Kolda — - L'arbre "Moussa Molo Baldé", un caïlcédrat géant doté de pouvoirs mystiques qui mettaient à l'abri de toute surprise l'ancien résistant à la pénétration française en Haute-Casamance, garde encore sa réputation d'arbre mystique, comme l'attestent les prières organisées par les populations de Kolda (sud) pour les enfants circoncis et les femmes en mal de fécondité.
C'est à Doumassou, un quartier de Kolda situé à proximité du camp militaire Moussa Molo Baldé, que se dresse cet arbre qui en impose par sa taille, son emplacement et sa réputation.
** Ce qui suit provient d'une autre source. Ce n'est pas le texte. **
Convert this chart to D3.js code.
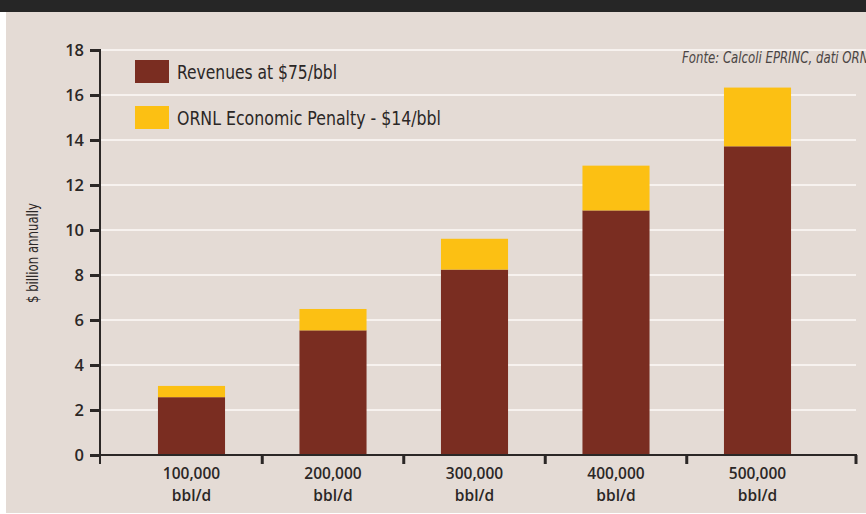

Aujoud'hui, sa sacralité ne fait l'objet d'aucun doute.
Selon la tradition orale, c'est à son ombre que Moussa Molo Baldé venait se reposer pendant ses conquêtes. C'est lui-même qui l'aurait rendu mystique, afin de bénéficier de sa protection pendant ses moments de repos, pour éviter ainsi toute surprise venant de ses ennemis pendant notamment ses heures de sommeil.
La même source rapporte que lors de son périple dans le royaume du Fouladou, le chef de guerre et érudit musulman, El hadji Oumar Tall, aurait fait escale sous l'arbre pendant des heures, accompagné d'Alpha Molo Baldé, le père de Moussa Molo.
Des siècles plus tard, les populations continuent à vénérer ce caïlcédrat qui, jadis, protégeait le guerrier peul. L'histoire de cet arbre mythique qui surplombait les habitations du petit village de Kolidado, est liée à celle de Kolda, explique Solo Diané, le chef du quartier de Doumassou qui abrite le caïlcédrat.
"Personne ne sait quand et qui a mis l'arbre sous terre, car il précède la création de Kolda vers 1872", renseigne le notable. C'était d'abord un petit village occupé par des Bambaras venus de l'empire mandingue et Fodé Coulibaly était le premier chef de village, fait-il savoir.
C'est sous cet arbre, dit-il, que les habitants du village venaient faire leurs prières et tenaient des rencontres afin d'être protégés des agissements des colons français.
Par la suite, ils construisirent une mosquée afin d'accomplir leurs cinq prières quotidiennes dans de meilleurs conditions. "Voilà comment depuis lors la tradition est perpétuée par des générations et cela, jusqu'à nos jours", confie Solo Diané.
De "fausses croyances" sur le caïlcédrat géant
Le chef de quartier de Doumassou déplore les "fausses croyances" selon lesquelles un étranger qui fait le tour de l'arbre, ne pourrait plus quitter Kolda. "C'est faux, l'arbre n'a rien de mystique et ne renferme rien qui ressemble à des pratiques occultes", martèle-t-il.
"Les anciens ont beaucoup prié sous cet arbre pour leur protection et ce sont des prières qui y ont été faites que Dieu a acceptées", fait-il valoir.
Selon lui, les populations organisent des prières sur le site lors des préparatifs de l'entrée et de la sortie du bois sacré des circoncis. Il rappelle aussi que "des femmes +dimbas+, qui ont des difficultés de maternité, y organisent des prières qui, souvent, sont exaucées".
Les enfants qui doivent entrer dans le bois sacré font le tour de l'arbre, accompagnés de kankourang, un initié arborant un masque fait d'écorces rouges et de fibres, des "selbés" (encadreurs) et des sages pour invoquer la protection pour eux.
"La veille de l'opération chirurgicale, ils sont conduits vers l'arbre pour y faire sept tours, accompagnés des +selbés+ [les encadreurs] et des anciens afin de demander la protection pour les nouveaux initiés durant leur séjour dans le bois sacré. Vers les années 70 et jusqu'aux années 80, le séjour des enfants dans le bois sacré durait jusqu'à trois mois. Et maintenant, il ne dure que des semaines", regrette Solo Diané.